Out-Law News 1 min. read
05 Sep 2003, 12:00 am
With identity theft, a thief takes over a consumer's identity by stealing critical private information, such as his or her Social Security number, driver's licence number, address, credit card number or bank account number.
The thief can then use the stolen information to illegally obtain loans or credit lines to buy goods and services under the stolen name. Identity thieves typically change the consumer's mailing address to hide their activities.
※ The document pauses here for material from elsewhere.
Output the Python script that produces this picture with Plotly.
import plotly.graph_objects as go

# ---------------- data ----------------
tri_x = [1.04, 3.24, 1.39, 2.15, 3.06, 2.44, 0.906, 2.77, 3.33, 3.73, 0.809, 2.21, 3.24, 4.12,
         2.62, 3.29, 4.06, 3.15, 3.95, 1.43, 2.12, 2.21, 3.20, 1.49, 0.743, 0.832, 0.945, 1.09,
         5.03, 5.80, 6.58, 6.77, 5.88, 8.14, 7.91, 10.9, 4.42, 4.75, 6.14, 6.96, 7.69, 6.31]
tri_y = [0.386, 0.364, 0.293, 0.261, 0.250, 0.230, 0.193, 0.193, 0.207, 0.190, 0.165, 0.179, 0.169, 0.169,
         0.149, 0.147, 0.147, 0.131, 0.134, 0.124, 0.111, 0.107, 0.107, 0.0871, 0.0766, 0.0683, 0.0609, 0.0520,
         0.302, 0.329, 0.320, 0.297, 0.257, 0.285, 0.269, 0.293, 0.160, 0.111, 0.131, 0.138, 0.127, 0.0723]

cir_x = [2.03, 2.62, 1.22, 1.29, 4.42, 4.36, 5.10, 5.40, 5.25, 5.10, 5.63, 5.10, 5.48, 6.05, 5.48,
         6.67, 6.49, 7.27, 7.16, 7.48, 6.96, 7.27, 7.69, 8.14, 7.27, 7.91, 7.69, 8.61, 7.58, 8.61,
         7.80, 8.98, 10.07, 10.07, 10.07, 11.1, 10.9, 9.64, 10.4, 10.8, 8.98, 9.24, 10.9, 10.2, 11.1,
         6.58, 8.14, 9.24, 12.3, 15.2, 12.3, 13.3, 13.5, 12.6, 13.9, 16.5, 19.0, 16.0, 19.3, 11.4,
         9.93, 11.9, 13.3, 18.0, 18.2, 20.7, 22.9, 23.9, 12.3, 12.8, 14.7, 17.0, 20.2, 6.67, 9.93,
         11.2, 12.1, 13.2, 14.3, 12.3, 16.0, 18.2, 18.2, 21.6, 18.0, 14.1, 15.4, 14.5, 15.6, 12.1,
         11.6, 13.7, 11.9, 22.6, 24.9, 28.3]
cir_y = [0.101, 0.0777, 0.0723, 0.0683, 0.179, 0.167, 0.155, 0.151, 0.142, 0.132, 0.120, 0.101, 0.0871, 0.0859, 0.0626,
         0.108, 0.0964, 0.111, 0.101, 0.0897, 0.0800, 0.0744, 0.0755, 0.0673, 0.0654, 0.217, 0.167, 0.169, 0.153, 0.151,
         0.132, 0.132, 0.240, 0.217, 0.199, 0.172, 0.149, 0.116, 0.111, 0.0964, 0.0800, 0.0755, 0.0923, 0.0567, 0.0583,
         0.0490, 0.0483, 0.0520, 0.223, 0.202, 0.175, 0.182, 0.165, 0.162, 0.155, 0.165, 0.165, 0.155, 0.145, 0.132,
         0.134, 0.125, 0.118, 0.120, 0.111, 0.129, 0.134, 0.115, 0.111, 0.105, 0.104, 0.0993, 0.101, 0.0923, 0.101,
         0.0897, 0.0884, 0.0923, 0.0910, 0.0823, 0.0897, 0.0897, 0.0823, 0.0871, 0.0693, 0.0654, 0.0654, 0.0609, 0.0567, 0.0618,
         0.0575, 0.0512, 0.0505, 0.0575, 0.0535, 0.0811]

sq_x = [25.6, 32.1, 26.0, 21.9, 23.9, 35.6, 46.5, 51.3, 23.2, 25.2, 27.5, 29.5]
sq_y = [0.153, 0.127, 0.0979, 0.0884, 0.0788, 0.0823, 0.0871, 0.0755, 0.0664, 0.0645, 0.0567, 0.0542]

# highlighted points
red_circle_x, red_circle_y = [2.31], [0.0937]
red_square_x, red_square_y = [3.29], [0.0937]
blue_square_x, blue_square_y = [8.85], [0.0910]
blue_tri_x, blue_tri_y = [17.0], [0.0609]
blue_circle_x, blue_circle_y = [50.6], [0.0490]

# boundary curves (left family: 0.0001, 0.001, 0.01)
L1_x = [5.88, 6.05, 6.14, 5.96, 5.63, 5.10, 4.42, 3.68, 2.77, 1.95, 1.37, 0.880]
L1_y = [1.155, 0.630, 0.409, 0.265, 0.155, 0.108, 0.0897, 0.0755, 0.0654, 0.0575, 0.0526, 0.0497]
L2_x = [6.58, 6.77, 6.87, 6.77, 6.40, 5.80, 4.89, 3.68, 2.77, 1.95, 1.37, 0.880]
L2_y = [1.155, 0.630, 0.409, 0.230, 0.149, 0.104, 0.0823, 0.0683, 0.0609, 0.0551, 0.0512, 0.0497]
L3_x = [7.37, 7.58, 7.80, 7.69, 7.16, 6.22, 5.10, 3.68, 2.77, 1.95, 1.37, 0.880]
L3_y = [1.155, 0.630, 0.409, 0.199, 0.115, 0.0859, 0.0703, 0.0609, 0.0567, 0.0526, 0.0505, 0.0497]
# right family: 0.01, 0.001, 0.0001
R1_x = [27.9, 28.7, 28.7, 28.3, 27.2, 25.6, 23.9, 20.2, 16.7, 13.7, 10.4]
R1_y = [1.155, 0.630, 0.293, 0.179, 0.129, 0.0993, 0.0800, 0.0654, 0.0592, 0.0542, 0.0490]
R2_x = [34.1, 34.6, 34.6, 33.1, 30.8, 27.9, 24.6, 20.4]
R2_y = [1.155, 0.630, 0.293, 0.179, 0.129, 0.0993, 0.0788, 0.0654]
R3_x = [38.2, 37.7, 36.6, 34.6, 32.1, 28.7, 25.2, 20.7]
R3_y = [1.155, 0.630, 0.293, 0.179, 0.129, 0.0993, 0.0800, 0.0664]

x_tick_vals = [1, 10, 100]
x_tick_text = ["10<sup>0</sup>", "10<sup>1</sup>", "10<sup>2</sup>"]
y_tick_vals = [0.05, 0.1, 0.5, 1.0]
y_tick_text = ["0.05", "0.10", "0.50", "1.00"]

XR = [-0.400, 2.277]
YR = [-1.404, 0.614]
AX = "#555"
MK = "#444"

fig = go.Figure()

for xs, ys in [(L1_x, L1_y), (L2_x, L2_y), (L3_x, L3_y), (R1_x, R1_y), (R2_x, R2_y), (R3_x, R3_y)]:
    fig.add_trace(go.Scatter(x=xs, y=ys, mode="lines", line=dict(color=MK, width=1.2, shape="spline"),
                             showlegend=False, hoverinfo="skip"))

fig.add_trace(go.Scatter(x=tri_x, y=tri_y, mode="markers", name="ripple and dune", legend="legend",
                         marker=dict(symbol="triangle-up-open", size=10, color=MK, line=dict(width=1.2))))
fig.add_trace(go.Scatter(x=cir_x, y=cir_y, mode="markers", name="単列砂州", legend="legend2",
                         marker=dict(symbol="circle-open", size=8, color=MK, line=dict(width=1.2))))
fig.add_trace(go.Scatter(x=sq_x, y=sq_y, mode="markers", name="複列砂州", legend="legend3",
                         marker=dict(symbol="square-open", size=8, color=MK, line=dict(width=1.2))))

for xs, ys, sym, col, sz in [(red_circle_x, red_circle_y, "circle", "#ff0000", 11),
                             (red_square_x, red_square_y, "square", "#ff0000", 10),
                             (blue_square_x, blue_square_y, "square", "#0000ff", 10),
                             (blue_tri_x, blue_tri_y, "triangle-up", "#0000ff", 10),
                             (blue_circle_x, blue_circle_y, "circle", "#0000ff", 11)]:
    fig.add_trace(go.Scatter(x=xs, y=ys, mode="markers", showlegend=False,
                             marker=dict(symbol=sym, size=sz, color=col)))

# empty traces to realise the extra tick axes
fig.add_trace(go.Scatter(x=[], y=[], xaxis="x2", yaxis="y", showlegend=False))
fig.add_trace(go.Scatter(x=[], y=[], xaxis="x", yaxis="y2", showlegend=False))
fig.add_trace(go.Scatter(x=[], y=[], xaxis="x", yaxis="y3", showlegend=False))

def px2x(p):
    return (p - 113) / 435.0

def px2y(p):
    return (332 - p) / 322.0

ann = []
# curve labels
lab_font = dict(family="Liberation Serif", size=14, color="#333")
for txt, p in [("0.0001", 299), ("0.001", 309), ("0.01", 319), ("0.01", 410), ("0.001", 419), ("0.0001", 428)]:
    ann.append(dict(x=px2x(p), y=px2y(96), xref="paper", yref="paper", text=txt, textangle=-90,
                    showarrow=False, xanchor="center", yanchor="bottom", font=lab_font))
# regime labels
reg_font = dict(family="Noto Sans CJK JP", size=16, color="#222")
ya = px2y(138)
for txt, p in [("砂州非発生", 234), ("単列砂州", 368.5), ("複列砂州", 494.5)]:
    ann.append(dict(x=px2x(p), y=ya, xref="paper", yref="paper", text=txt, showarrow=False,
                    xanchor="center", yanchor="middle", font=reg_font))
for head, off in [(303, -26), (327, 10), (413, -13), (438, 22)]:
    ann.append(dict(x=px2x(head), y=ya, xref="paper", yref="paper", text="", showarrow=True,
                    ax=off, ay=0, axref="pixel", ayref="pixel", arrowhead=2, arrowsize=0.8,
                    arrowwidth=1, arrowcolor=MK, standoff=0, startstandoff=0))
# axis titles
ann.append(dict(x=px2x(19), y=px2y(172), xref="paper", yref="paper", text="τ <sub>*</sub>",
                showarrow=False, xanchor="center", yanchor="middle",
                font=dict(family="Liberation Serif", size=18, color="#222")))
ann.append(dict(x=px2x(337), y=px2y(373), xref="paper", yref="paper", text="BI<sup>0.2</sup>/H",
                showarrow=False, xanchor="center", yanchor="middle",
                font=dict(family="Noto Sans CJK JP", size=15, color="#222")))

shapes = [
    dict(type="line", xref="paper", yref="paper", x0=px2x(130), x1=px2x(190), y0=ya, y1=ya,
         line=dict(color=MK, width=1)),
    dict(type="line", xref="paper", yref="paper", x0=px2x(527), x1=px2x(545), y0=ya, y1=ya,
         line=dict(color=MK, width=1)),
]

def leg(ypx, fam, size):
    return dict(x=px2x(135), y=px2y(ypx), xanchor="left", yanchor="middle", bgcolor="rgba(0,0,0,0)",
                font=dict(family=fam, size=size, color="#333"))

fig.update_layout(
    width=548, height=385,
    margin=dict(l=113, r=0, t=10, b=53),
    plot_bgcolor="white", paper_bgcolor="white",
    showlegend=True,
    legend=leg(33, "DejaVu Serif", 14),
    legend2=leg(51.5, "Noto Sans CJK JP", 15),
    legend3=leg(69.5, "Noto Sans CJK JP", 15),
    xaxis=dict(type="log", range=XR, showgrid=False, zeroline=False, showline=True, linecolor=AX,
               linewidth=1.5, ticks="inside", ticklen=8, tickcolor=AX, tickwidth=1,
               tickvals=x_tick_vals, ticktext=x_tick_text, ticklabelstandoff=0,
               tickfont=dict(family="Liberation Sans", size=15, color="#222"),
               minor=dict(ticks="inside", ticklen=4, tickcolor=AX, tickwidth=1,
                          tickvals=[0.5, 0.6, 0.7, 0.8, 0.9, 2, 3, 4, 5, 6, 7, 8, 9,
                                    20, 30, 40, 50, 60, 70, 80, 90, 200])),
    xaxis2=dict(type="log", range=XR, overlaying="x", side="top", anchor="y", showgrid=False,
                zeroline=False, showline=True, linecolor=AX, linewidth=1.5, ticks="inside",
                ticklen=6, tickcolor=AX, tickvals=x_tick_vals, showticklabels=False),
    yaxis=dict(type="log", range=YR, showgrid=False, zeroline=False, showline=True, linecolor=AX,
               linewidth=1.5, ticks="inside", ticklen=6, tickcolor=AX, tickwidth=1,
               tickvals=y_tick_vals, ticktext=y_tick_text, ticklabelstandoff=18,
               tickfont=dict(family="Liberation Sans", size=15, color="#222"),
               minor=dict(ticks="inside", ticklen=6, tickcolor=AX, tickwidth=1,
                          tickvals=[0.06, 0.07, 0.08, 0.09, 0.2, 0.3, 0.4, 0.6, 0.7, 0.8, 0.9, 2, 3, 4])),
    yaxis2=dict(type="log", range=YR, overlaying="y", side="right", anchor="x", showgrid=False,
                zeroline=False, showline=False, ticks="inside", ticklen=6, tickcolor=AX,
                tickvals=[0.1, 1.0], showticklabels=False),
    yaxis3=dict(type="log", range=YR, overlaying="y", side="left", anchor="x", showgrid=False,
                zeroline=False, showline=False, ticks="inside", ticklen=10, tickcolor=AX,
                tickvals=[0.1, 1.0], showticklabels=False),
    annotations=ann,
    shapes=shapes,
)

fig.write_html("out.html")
Research company Synovate surveyed 4,000 Americans for the FTC. The results show that over the last five years, 27.3 million Americans have been victims of identity theft, 9.9 million in the last year alone. The cost to businesses and financial institutions amounted to nearly $48 billion last year, while consumer victims reported $5 billion in out-of-pocket expenses.
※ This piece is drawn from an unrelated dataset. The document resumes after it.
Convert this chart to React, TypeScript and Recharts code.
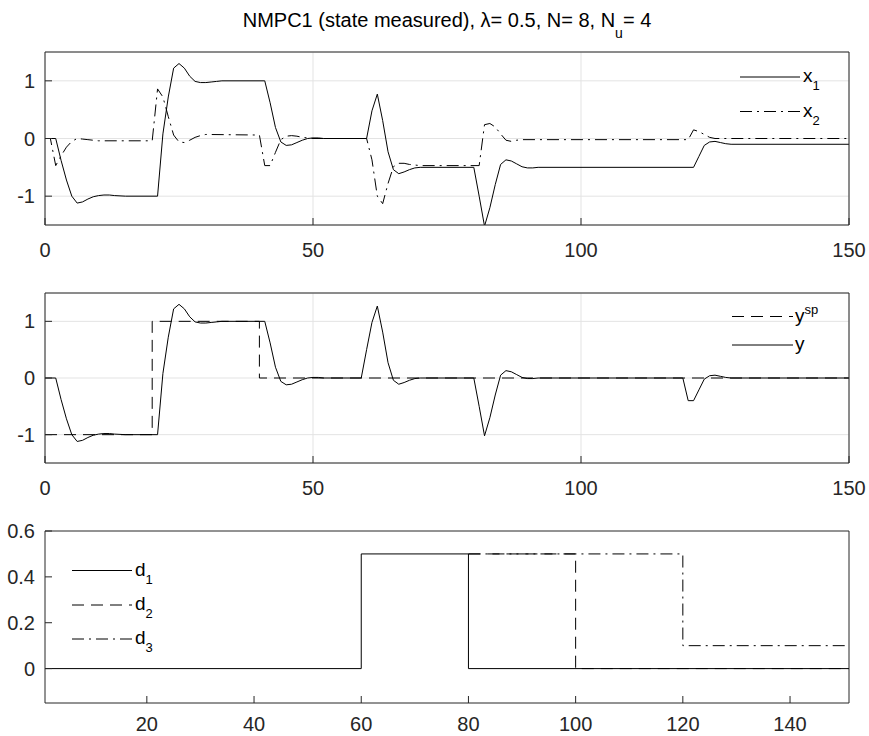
import React from 'react';
import { LineChart, Line, XAxis, YAxis, CartesianGrid, Legend } from 'recharts';

// ---------- data (time, value) ----------
const x1Values: number[][] = [
  [0, 0], [1, 0], [2, 0], [3, -0.38], [4, -0.72], [5, -1.0], [6, -1.12], [7, -1.1], [8, -1.05], [9, -1.01],
  [10, -0.99], [11, -0.98], [12, -0.98], [13, -0.99], [15, -1.0], [21, -1.0], [22, 0.08], [23, 0.72], [24, 1.22],
  [25, 1.3], [26, 1.22], [27, 1.08], [28, 0.99], [29, 0.97], [30, 0.97], [31, 0.98], [32, 0.99], [33, 1.0],
  [41, 1.0], [42, 0.62], [43, 0.19], [44, -0.06], [45, -0.12], [46, -0.11], [47, -0.07], [48, -0.03], [49, 0],
  [50, 0.01], [51, 0.01], [52, 0], [60, 0], [61, 0.48], [62, 0.77], [63, 0.31], [64, -0.23], [65, -0.54],
  [66, -0.61], [67, -0.58], [68, -0.54], [69, -0.51], [70, -0.5], [80, -0.5], [81, -1.0], [82, -1.52],
  [83, -1.2], [84, -0.8], [85, -0.45], [86, -0.37], [87, -0.39], [88, -0.44], [89, -0.49], [90, -0.51],
  [91, -0.51], [92, -0.5], [121, -0.5], [122, -0.31], [123, -0.12], [124, -0.06], [125, -0.05], [126, -0.07],
  [127, -0.09], [128, -0.1], [150, -0.1],
];

const x2Values: number[][] = [
  [0, 0], [1, 0], [2, -0.47], [3, -0.3], [4, -0.15], [5, -0.05], [6, 0], [7, -0.01], [8, -0.02], [9, -0.03],
  [10, -0.04], [20, -0.04], [21, 0.86], [22, 0.72], [23, 0.38], [24, 0.06], [25, -0.06], [26, -0.07],
  [27, -0.03], [28, 0.02], [29, 0.05], [30, 0.07], [40, 0.06], [41, -0.47], [42, -0.47], [43, -0.24],
  [44, -0.02], [45, 0.04], [46, 0.05], [47, 0.04], [48, 0.02], [49, 0.01], [50, 0], [60, 0], [61, -0.37],
  [62, -1.0], [63, -1.13], [64, -0.78], [65, -0.49], [66, -0.43], [67, -0.43], [68, -0.45], [69, -0.46],
  [70, -0.47], [81, -0.47], [82, 0.24], [83, 0.26], [84, 0.2], [85, 0.08], [86, -0.03], [87, -0.05],
  [88, -0.03], [89, -0.02], [120, -0.02], [121, 0.15], [122, 0.12], [123, 0.07], [124, 0.02], [125, 0],
  [150, 0],
];

const ySpValues: number[][] = [[0, -1], [20, 1], [40, 0], [150, 0]];

const yValues: number[][] = [
  [0, 0], [2, 0], [3, -0.38], [4, -0.72], [5, -1.0], [6, -1.12], [7, -1.1], [8, -1.05], [9, -1.01],
  [10, -0.99], [11, -0.98], [12, -0.98], [13, -0.99], [15, -1.0], [21, -1.0], [22, 0.08], [23, 0.72],
  [24, 1.22], [25, 1.3], [26, 1.22], [27, 1.08], [28, 0.99], [29, 0.97], [30, 0.97], [31, 0.98], [32, 0.99],
  [33, 1.0], [41, 1.0], [42, 0.62], [43, 0.19], [44, -0.06], [45, -0.12], [46, -0.11], [47, -0.07],
  [48, -0.03], [49, 0], [50, 0.01], [51, 0.01], [52, 0], [59, 0], [60, 0.5], [61, 0.98], [62, 1.27],
  [63, 0.81], [64, 0.27], [65, -0.04], [66, -0.11], [67, -0.08], [68, -0.04], [69, -0.01], [70, 0], [80, 0],
  [81, -0.5], [82, -1.02], [83, -0.7], [84, -0.3], [85, 0.05], [86, 0.13], [87, 0.11], [88, 0.06],
  [89, 0.01], [90, -0.01], [91, -0.01], [92, 0], [119, 0], [120, -0.4], [121, -0.4], [122, -0.21],
  [123, -0.02], [124, 0.04], [125, 0.05], [126, 0.03], [127, 0.01], [128, 0], [150, 0],
];

const d1Values: number[][] = [[1, 0], [60, 0.5], [80, 0], [151, 0]];
const d2Values: number[][] = [[80, 0.5], [100, 0], [151, 0]];
const d3Values: number[][] = [[80, 0.5], [120, 0.1], [151, 0.1]];

const xTicksTop = [0, 50, 100, 150];
const xTicksBottom = [20, 40, 60, 80, 100, 120, 140];
const yTicksState = [-1, 0, 1];
const yTicksDist = [0, 0.2, 0.4, 0.6];

const titleMain = 'NMPC1 (state measured), \u03bb= 0.5, N= 8, N';
const titleSub = 'u';
const titleEnd = '= 4';

// ---------- styling ----------
const FONT = '"Liberation Sans", Arial, Helvetica, sans-serif';
const AX = '#262626';
const GRID = '#e3e3e3';
const TICK_FS = 20;
const LEG_FS = 19;

const DASH = '12 7';
const DASHDOT = '12 5 2 5';

const pts = (a: number[][]) => a.map(([t, v]) => ({ t, v }));

type Series = { name: string; data: number[][]; dash?: string; type: 'linear' | 'stepAfter' };
type LegItem = { main: string; sub?: string; sup?: string; dash?: string; y: number };

function LegendSvg({ items, x0, x1, tx, offsetTop }: { items: LegItem[]; x0: number; x1: number; tx: number; offsetTop: number }) {
  return (
    <svg width={869} height={300} style={{ position: 'absolute', left: 0, top: 0, overflow: 'visible' }}>
      {items.map((it, i) => {
        const y = it.y - offsetTop;
        return (
          <g key={i}>
            <line x1={x0} x2={x1} y1={y} y2={y} stroke="#000" strokeWidth={1} strokeDasharray={it.dash} />
            <text x={tx} y={y + 5} fontFamily={FONT} fontSize={LEG_FS} fill="#000">
              {it.main}
              {it.sub && <tspan dy={8} fontSize={13}>{it.sub}</tspan>}
              {it.sup && <tspan dy={-8} fontSize={13}>{it.sup}</tspan>}
            </text>
          </g>
        );
      })}
    </svg>
  );
}

function Panel(props: {
  plotTop: number; plotH: number; xDomain: number[]; xTicks: number[]; yDomain: number[]; yTicks: number[];
  grid: boolean; xTickMargin: number; series: Series[]; legend: { items: LegItem[]; x0: number; x1: number; tx: number };
}) {
  const { plotTop, plotH, xDomain, xTicks, yDomain, yTicks, grid, xTickMargin, series, legend } = props;
  const mTop = 10;
  const chartTop = plotTop - mTop;
  const h = mTop + plotH + 45;
  const tickStyle = { fill: AX, fontSize: TICK_FS, fontFamily: FONT };
  return (
    <div style={{ position: 'absolute', left: 0, top: chartTop }}>
      <LineChart width={869} height={h} margin={{ top: mTop - 1, right: 19, bottom: 0, left: 0 }}>
        {grid && <CartesianGrid stroke={GRID} strokeWidth={1} />}
        <XAxis xAxisId={0} dataKey="t" type="number" domain={xDomain} ticks={xTicks} allowDataOverflow
          height={45} tickSize={-7} tickMargin={xTickMargin} stroke={AX} tick={tickStyle} interval={0} />
        <XAxis xAxisId="top" orientation="top" dataKey="t" type="number" domain={xDomain} ticks={xTicks}
          allowDataOverflow height={1} tickSize={-7} tick={false} stroke={AX} interval={0} />
        <YAxis yAxisId={0} type="number" domain={yDomain} ticks={yTicks} allowDataOverflow width={45}
          tickSize={-7} tickMargin={17} stroke={AX} tick={tickStyle} interval={0} />
        <YAxis yAxisId="right" orientation="right" type="number" domain={yDomain} ticks={yTicks}
          allowDataOverflow width={1} tickSize={-7} tick={false} stroke={AX} interval={0} />
        {series.map((s) => (
          <Line key={s.name} name={s.name} data={pts(s.data)} dataKey="v" type={s.type} stroke="#000"
            strokeWidth={1} strokeDasharray={s.dash} dot={false} activeDot={false} isAnimationActive={false} />
        ))}
        <Legend
          content={() => <LegendSvg {...legend} offsetTop={chartTop} />}
          wrapperStyle={{ position: 'absolute', left: 0, top: 0, width: 0, height: 0, overflow: 'visible' }}
        />
      </LineChart>
    </div>
  );
}

export default function App() {
  return (
    <div style={{ position: 'absolute', left: 0, top: 0, width: 869, height: 736, background: '#fff', fontFamily: FONT }}>
      <svg width={869} height={50} style={{ position: 'absolute', left: 0, top: 0 }}>
        <text x={447} y={27} textAnchor="middle" fontFamily={FONT} fontSize={20} fill="#000">
          {titleMain}
          <tspan dy={11} fontSize={14}>{titleSub}</tspan>
          <tspan dy={-11}>{titleEnd}</tspan>
        </text>
      </svg>
      <Panel
        plotTop={52} plotH={173} xDomain={[0, 150]} xTicks={xTicksTop} yDomain={[-1.5, 1.5]} yTicks={yTicksState}
        grid xTickMargin={25}
        series={[
          { name: 'x1', data: x1Values, type: 'linear' },
          { name: 'x2', data: x2Values, type: 'linear', dash: DASHDOT },
        ]}
        legend={{ x0: 740, x1: 800, tx: 803, items: [
          { main: 'x', sub: '1', y: 77 },
          { main: 'x', sub: '2', dash: DASHDOT, y: 111.5 },
        ] }}
      />
      <Panel
        plotTop={293} plotH={170} xDomain={[0, 150]} xTicks={xTicksTop} yDomain={[-1.5, 1.5]} yTicks={yTicksState}
        grid xTickMargin={25}
        series={[
          { name: 'ysp', data: ySpValues, type: 'stepAfter', dash: DASH },
          { name: 'y', data: yValues, type: 'linear' },
        ]}
        legend={{ x0: 732, x1: 793, tx: 795, items: [
          { main: 'y', sup: 'sp', dash: DASH, y: 316.5 },
          { main: 'y', y: 345 },
        ] }}
      />
      <Panel
        plotTop={531} plotH={172} xDomain={[1, 151]} xTicks={xTicksBottom} yDomain={[-0.15, 0.6]} yTicks={yTicksDist}
        grid={false} xTickMargin={21}
        series={[
          { name: 'd1', data: d1Values, type: 'stepAfter' },
          { name: 'd2', data: d2Values, type: 'stepAfter', dash: DASH },
          { name: 'd3', data: d3Values, type: 'stepAfter', dash: DASHDOT },
        ]}
        legend={{ x0: 72, x1: 132, tx: 135, items: [
          { main: 'd', sub: '1', y: 570.5 },
          { main: 'd', sub: '2', dash: DASH, y: 605 },
          { main: 'd', sub: '3', dash: DASHDOT, y: 639 },
        ] }}
      />
    </div>
  );
}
"These numbers are the real thing," said Howard Beales, Director of the FTC's Bureau of Consumer Protection. "For several years we have been seeing anecdotal evidence that identity theft is a significant problem that is on the rise. Now we know. It is affecting millions of consumers and costing billions of dollars."
The survey reports that 51% of the victims - about five million - say they know how their personal information was obtained. Nearly one-quarter of all victims said their information was lost or stolen, including lost or stolen credit cards, cheque books or social security cards. Stolen mail was the source of information for identity thieves with 4% of all victims - 400,000 in the last year.
The survey was released in the same week as a new coalition to fight ID theft was announced. Visa, Amazon.com, eBay, Microsoft, VeriSign and others from the financial services, IT and e-commerce industries are joining together to form the Coalition on On-line Identity Theft.